-- START PROVIDED DATA --

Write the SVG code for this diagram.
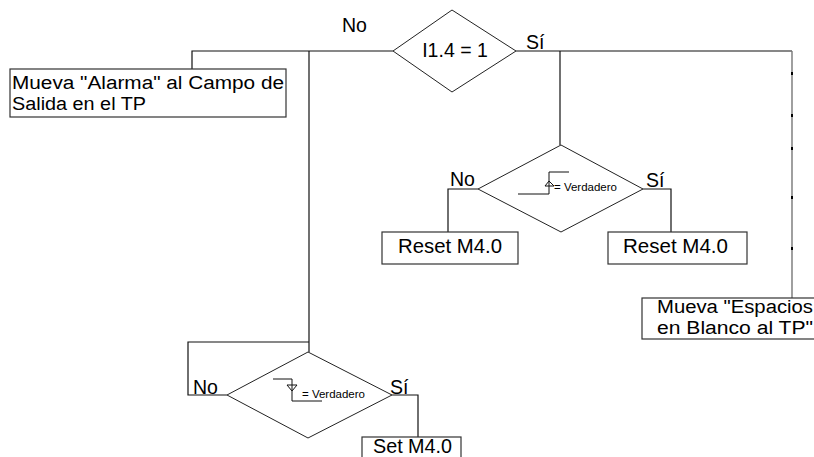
<svg xmlns="http://www.w3.org/2000/svg" width="814" height="457" viewBox="0 0 814 457">
<style>
.box{fill:#fff;stroke:#333;stroke-width:1.2}
.dia{fill:#fff;stroke:#222;stroke-width:1}
.ln{fill:none;stroke:#111;stroke-width:1.2}
.gl{fill:none;stroke:#777;stroke-width:1.4}
.t{font-family:"Liberation Sans",Arial,sans-serif;font-size:19.5px;fill:#000}
.m{font-family:"Liberation Sans",Arial,sans-serif;font-size:18px;fill:#000}
.s{font-family:"Liberation Sans",Arial,sans-serif;font-size:11.5px;fill:#000}
.sym{fill:none;stroke:#111;stroke-width:1}
</style>
<rect width="814" height="457" fill="#fff"/>
<g id="connectors">
<polyline class="ln" points="393,51 192,51 192,69"/>
<polyline class="ln" points="309,51 309,352"/>
<polyline class="ln" points="309,342 188,342 188,395 227,395"/>
<polyline class="ln" points="392,395 418,395 418,437"/>
<polyline class="ln" points="516,51 792,51"/>
<polyline class="gl" points="792,51 792,298"/>
<polyline class="ln" points="560,51 560,145"/>
<polyline class="ln" points="478,189 448,189 448,232"/>
<polyline class="ln" points="643,189 671,189 671,232"/>
<g stroke="#000" stroke-width="2">
<line x1="792" y1="72" x2="792" y2="75"/>
<line x1="792" y1="114" x2="792" y2="117"/>
<line x1="792" y1="147" x2="792" y2="150"/>
<line x1="792" y1="196" x2="792" y2="199"/>
<line x1="792" y1="247" x2="792" y2="250"/>
</g>
<text class="t" x="342" y="32">No</text>
<text class="t" x="526" y="49">Sí</text>
<text class="t" x="450" y="186">No</text>
<text class="t" x="646" y="187">Sí</text>
<text class="t" x="193" y="394">No</text>
<text class="t" x="390" y="394">Sí</text>
</g>
<g id="cond1">
<polygon class="dia" points="393,51 452,10 516,51 452,92"/>
<text class="t" x="455" y="57" text-anchor="middle">I1.4 = 1</text>
</g>
<g id="alarma">
<rect class="box" x="10" y="69" width="276" height="48"/>
<text class="m" x="12" y="89" textLength="272" lengthAdjust="spacingAndGlyphs">Mueva "Alarma" al Campo de</text>
<text class="m" x="12" y="110" textLength="134" lengthAdjust="spacingAndGlyphs">Salida en el TP</text>
</g>
<g id="cond2">
<polygon class="dia" points="478,189 561,145 643,189 561,232"/>
<polyline class="sym" points="518,194 549,194 549,172 569,172"/>
<polygon class="sym" fill="#fff" points="545,186 554,186 549,181"/>
<text class="s" x="554" y="191">= Verdadero</text>
</g>
<g id="reset1">
<rect class="box" x="382" y="232" width="136" height="32"/>
<text class="t" x="398" y="253" textLength="104" lengthAdjust="spacingAndGlyphs">Reset M4.0</text>
</g>
<g id="reset2">
<rect class="box" x="608" y="232" width="139" height="32"/>
<text class="t" x="623" y="253" textLength="105" lengthAdjust="spacingAndGlyphs">Reset M4.0</text>
</g>
<g id="espacios">
<rect class="box" x="642" y="298" width="180" height="41"/>
<text class="m" x="657" y="313" textLength="156" lengthAdjust="spacingAndGlyphs">Mueva "Espacios</text>
<text class="m" x="657" y="334" textLength="156" lengthAdjust="spacingAndGlyphs">en Blanco al TP"</text>
</g>
<g id="cond3">
<polygon class="dia" points="227,395 308,352 392,395 308,438"/>
<polyline class="sym" points="273,379 292,379 292,401 322,401"/>
<polygon class="sym" fill="#fff" points="287,385 297,385 292,391"/>
<text class="s" x="302" y="398">= Verdadero</text>
</g>
<g id="set">
<rect class="box" x="362" y="437" width="99" height="30"/>
<text class="t" x="373" y="453" textLength="79" lengthAdjust="spacingAndGlyphs">Set M4.0</text>
</g>
</svg>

-- END PROVIDED DATA --

GOAL:
Omit the pictures and output all of the other material exactly.

WRITTEN ANSWER:
Write the SVG code for this diagram.
<svg xmlns="http://www.w3.org/2000/svg" width="814" height="457" viewBox="0 0 814 457">
<style>
.box{fill:#fff;stroke:#333;stroke-width:1.2}
.dia{fill:#fff;stroke:#222;stroke-width:1}
.ln{fill:none;stroke:#111;stroke-width:1.2}
.gl{fill:none;stroke:#777;stroke-width:1.4}
.t{font-family:"Liberation Sans",Arial,sans-serif;font-size:19.5px;fill:#000}
.m{font-family:"Liberation Sans",Arial,sans-serif;font-size:18px;fill:#000}
.s{font-family:"Liberation Sans",Arial,sans-serif;font-size:11.5px;fill:#000}
.sym{fill:none;stroke:#111;stroke-width:1}
</style>
<rect width="814" height="457" fill="#fff"/>
<g id="connectors">
<polyline class="ln" points="393,51 192,51 192,69"/>
<polyline class="ln" points="309,51 309,352"/>
<polyline class="ln" points="309,342 188,342 188,395 227,395"/>
<polyline class="ln" points="392,395 418,395 418,437"/>
<polyline class="ln" points="516,51 792,51"/>
<polyline class="gl" points="792,51 792,298"/>
<polyline class="ln" points="560,51 560,145"/>
<polyline class="ln" points="478,189 448,189 448,232"/>
<polyline class="ln" points="643,189 671,189 671,232"/>
<g stroke="#000" stroke-width="2">
<line x1="792" y1="72" x2="792" y2="75"/>
<line x1="792" y1="114" x2="792" y2="117"/>
<line x1="792" y1="147" x2="792" y2="150"/>
<line x1="792" y1="196" x2="792" y2="199"/>
<line x1="792" y1="247" x2="792" y2="250"/>
</g>
<text class="t" x="342" y="32">No</text>
<text class="t" x="526" y="49">Sí</text>
<text class="t" x="450" y="186">No</text>
<text class="t" x="646" y="187">Sí</text>
<text class="t" x="193" y="394">No</text>
<text class="t" x="390" y="394">Sí</text>
</g>
<g id="cond1">
<polygon class="dia" points="393,51 452,10 516,51 452,92"/>
<text class="t" x="455" y="57" text-anchor="middle">I1.4 = 1</text>
</g>
<g id="alarma">
<rect class="box" x="10" y="69" width="276" height="48"/>
<text class="m" x="12" y="89" textLength="272" lengthAdjust="spacingAndGlyphs">Mueva "Alarma" al Campo de</text>
<text class="m" x="12" y="110" textLength="134" lengthAdjust="spacingAndGlyphs">Salida en el TP</text>
</g>
<g id="cond2">
<polygon class="dia" points="478,189 561,145 643,189 561,232"/>
<polyline class="sym" points="518,194 549,194 549,172 569,172"/>
<polygon class="sym" fill="#fff" points="545,186 554,186 549,181"/>
<text class="s" x="554" y="191">= Verdadero</text>
</g>
<g id="reset1">
<rect class="box" x="382" y="232" width="136" height="32"/>
<text class="t" x="398" y="253" textLength="104" lengthAdjust="spacingAndGlyphs">Reset M4.0</text>
</g>
<g id="reset2">
<rect class="box" x="608" y="232" width="139" height="32"/>
<text class="t" x="623" y="253" textLength="105" lengthAdjust="spacingAndGlyphs">Reset M4.0</text>
</g>
<g id="espacios">
<rect class="box" x="642" y="298" width="180" height="41"/>
<text class="m" x="657" y="313" textLength="156" lengthAdjust="spacingAndGlyphs">Mueva "Espacios</text>
<text class="m" x="657" y="334" textLength="156" lengthAdjust="spacingAndGlyphs">en Blanco al TP"</text>
</g>
<g id="cond3">
<polygon class="dia" points="227,395 308,352 392,395 308,438"/>
<polyline class="sym" points="273,379 292,379 292,401 322,401"/>
<polygon class="sym" fill="#fff" points="287,385 297,385 292,391"/>
<text class="s" x="302" y="398">= Verdadero</text>
</g>
<g id="set">
<rect class="box" x="362" y="437" width="99" height="30"/>
<text class="t" x="373" y="453" textLength="79" lengthAdjust="spacingAndGlyphs">Set M4.0</text>
</g>
</svg>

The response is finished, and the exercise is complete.